EDITORIAIS
Quase uma semana depois, continua causando repercussão o discurso proferido pelo escritor Luiz Ruffato na abertura da 65ª edição da prestigiada Feira do Livro de Frankfurt, que neste ano decidiu homenagear o Brasil. O autor mineiro aproveitou o palco da maior feira do livro do mundo para traçar um panorama sombrio da história e da realidade brasileiras, chamando a atenção para fatos como o de o país ter se estruturado sob a égide do genocídio, de a democracia racial ter sido feita na base de estupros e de conviver, ainda hoje, apesar dos avanços, com a impunidade e a intolerância. A manifestação provocou aplausos mas também desconforto por parte de um público mais habituado a discursos formais e visões idealizadas. Seria importante que, fora dos limites do evento, pudesse gerar também um debate oportuno sobre questões que dizem respeito a entraves e avanços no cotidiano dos brasileiros, decisivos para a imagem interna e externa do país.

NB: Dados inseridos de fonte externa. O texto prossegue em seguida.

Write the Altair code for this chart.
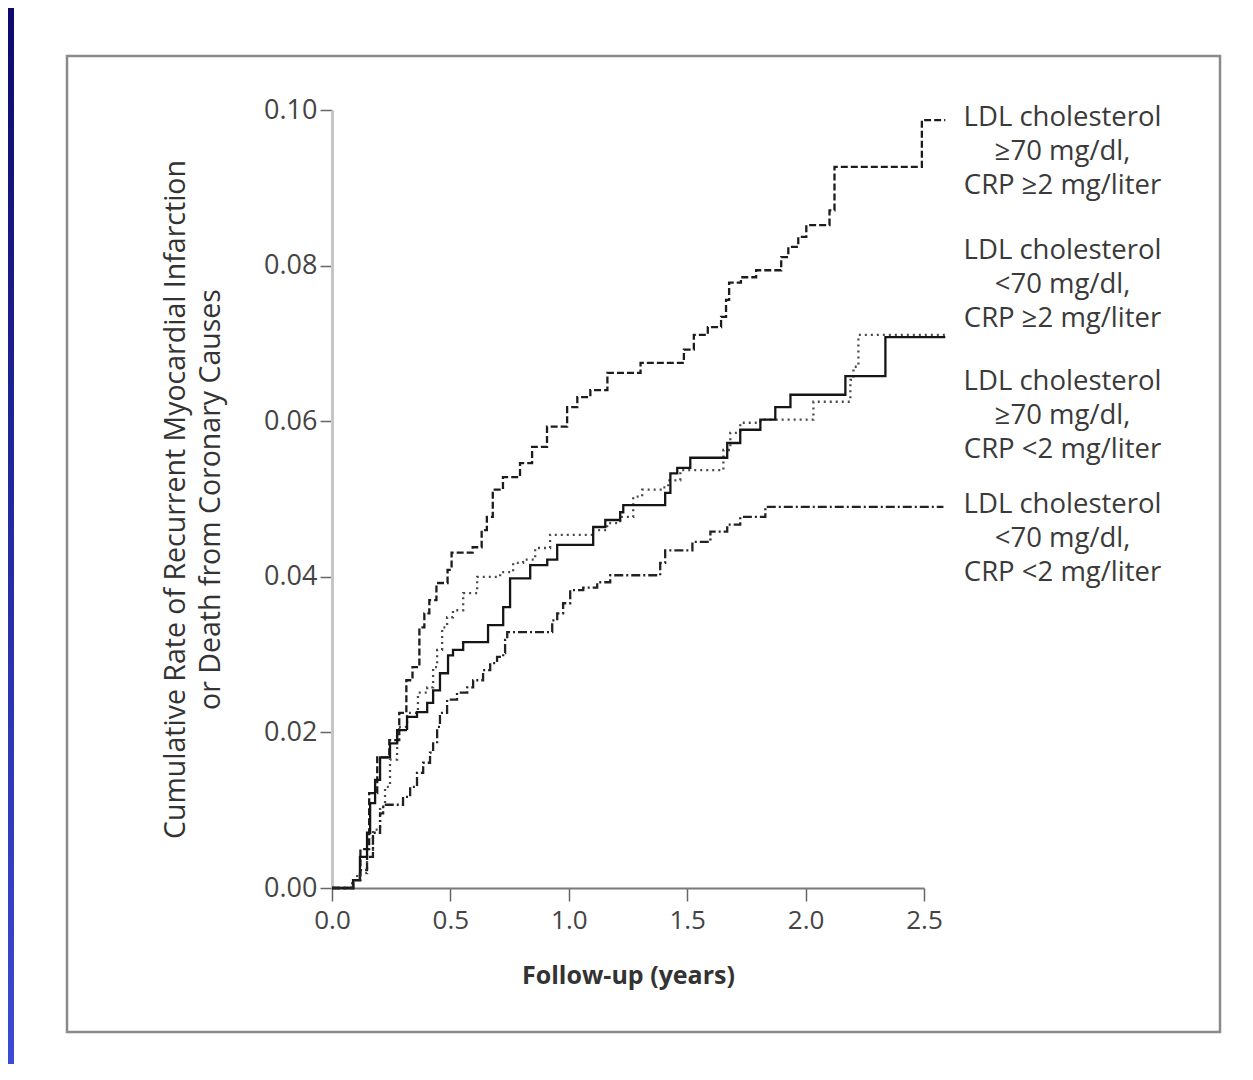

Mesmo quando visto sob óticas como a do representante dos escritores na Alemanha, o país tem problemas históricos que ajudam a explicar muitas das mazelas que até hoje ainda não puderam ser enfrentadas. Entre essas, estão as desigualdades de renda, em parte explicadas por chagas como a colonização e a escravatura. Persistem também problemas como os relacionados às áreas da saúde pública, do acesso à educação de qualidade, à moradia digna, a saneamento básico, a transporte. E, em meio a tudo isso, há o excesso de violência, que amedronta a todos, mas particularmente aos jovens e aos negros, além da corrupção e da impunidade. Faltou o escritor se referir a outras questões, como o excesso de burocracia e de intervenção do poder público, entre tantas outras, que ainda hoje entravam o crescimento, dificultando a geração de emprego e renda nos níveis necessários.
O país precisa atacar as causas que impedem avanços e uma redução dos abismos sociais, sem deixar de reconhecer as conquistas obtidas até agora. E há muitas a serem comemoradas. O convívio com a democracia nas últimas décadas, o fortalecimento gradativo das instituições, a estabilidade econômica, as perspectivas propiciadas para a mobilidade social, os avanços legais assegurando mais direitos às crianças, às mulheres, aos homos- sexuais, entre tantos outros, são aspectos positivos dos quais os brasileiros podem se valer para contrapor aos problemas.
Entre todos os desafios, certamente nenhum deles supera os da área educacional, que estão na origem dos demais e reforçam as angústias do escritor mineiro diante de uma população acostumada a ler menos do que deveria. Só os ganhos em educação podem assegurar uma maior consciência do país que os brasileiros desejam compartilhar.